The final cut has been made.

Finalists
Bluesun
Timberdoodle
Riverlady
FishergirlTC

Ladies, the race is extremely tight. Let's see how you can win votes and prove why you should be THE MISS Michigan Sportsman! The votes are steadily coming in. Put your best spreads up and let's have some fun. Guys, PM your votes to me. Voting closes this Sunday at 7PM. The winner will be posted by 9PM. Good luck ladies.


----------



## Tecumseh

Come on ladies, don't be shy now. All I can say is the voting is ALL TIED at the moment so let's get to it. Who's gonna be the gal that makes the effort.....Riverlady, Bluesun, Timberdoodle, or FishergirlTC?


----------



## BigGameHunter

Skin to Win! Skin to Win!


----------



## NEMichsportsman

Tecumseh said:


> Come on ladies, don't be shy now. All I can say is the voting is ALL TIED at the moment so let's get to it. Who's gonna be the gal that makes the effort.....Riverlady, Bluesun, Timberdoodle, or FishergirlTC?

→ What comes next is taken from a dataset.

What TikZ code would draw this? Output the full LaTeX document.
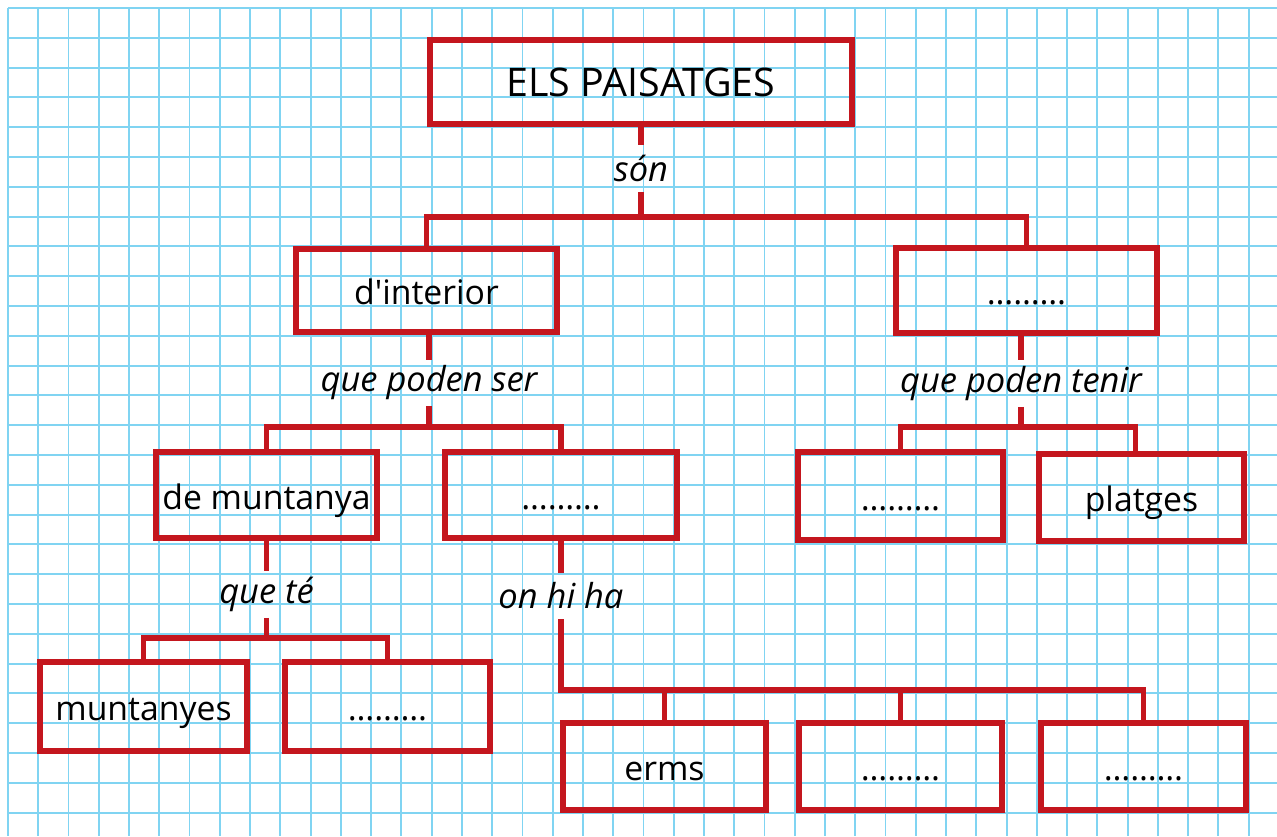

Tied Hmmmmmmm interesting!

So who has been the nicest to me lately......well that criteria would put Meg in a very distant 4th.:yikes::lol:

I will have to put some more thought into the remaining 3 candidates!


----------



## RIVER LADY

Tecumseh said:


> Come on ladies, don't be shy now. All I can say is the voting is ALL TIED at the moment so let's get to it. Who's gonna be the gal that makes the effort.....Riverlady, Bluesun, Timberdoodle, or FishergirlTC?


I'll be bold........................ Gee imagine that. :yikes: :lol: 

While I have this addiction to laughter and of course the beautiful outdoors and I"m always on the go in quest of some new adventure. Like, tearin it up at Silver Lake Dunes, there is a softer, more relaxed side of me. 

Like when I stop for those few moments to enjoy a beautiful sunset 










and then for my patience I am given the reward











and then the beer drinking starts and the laughter with good friends begin once again. :lol:


----------



## trouttime

NEMichsportsman said:


> So who has been the nicest to me lately......well that criteria would put Meg in a very distant 4th.:yikes::lol:


I see the subject of Megan being "nice" comes up again! :lol: 

but come on Joel 98.5% of the members are not nice to YOU!!!:evil:


----------



## trouttime

RIVER LADY said:


> I'll be bold........................ Gee imagine that. :yikes: :lol:
> 
> While I have this addiction to laughter and of course the beautiful outdoors and I"m always on the go in quest of some new adventure. Like, tearin it up at Silver Lake Dunes, there is a softer, more relaxed side of me.
> 
> Like when I stop for those few moments to enjoy a beautiful sunset
> 
> 
> 
> 
> 
> 
> 
> 
> 
> 
> and then for my patience I am given the reward
> 
> 
> 
> 
> 
> 
> 
> 
> 
> 
> 
> and then the beer drinking starts and the laughter begins once again. :lol:


Very nice River Lady, I'll drink one to that!!


----------



## timberdoodle528

Joel... you wouldn't have it any other way.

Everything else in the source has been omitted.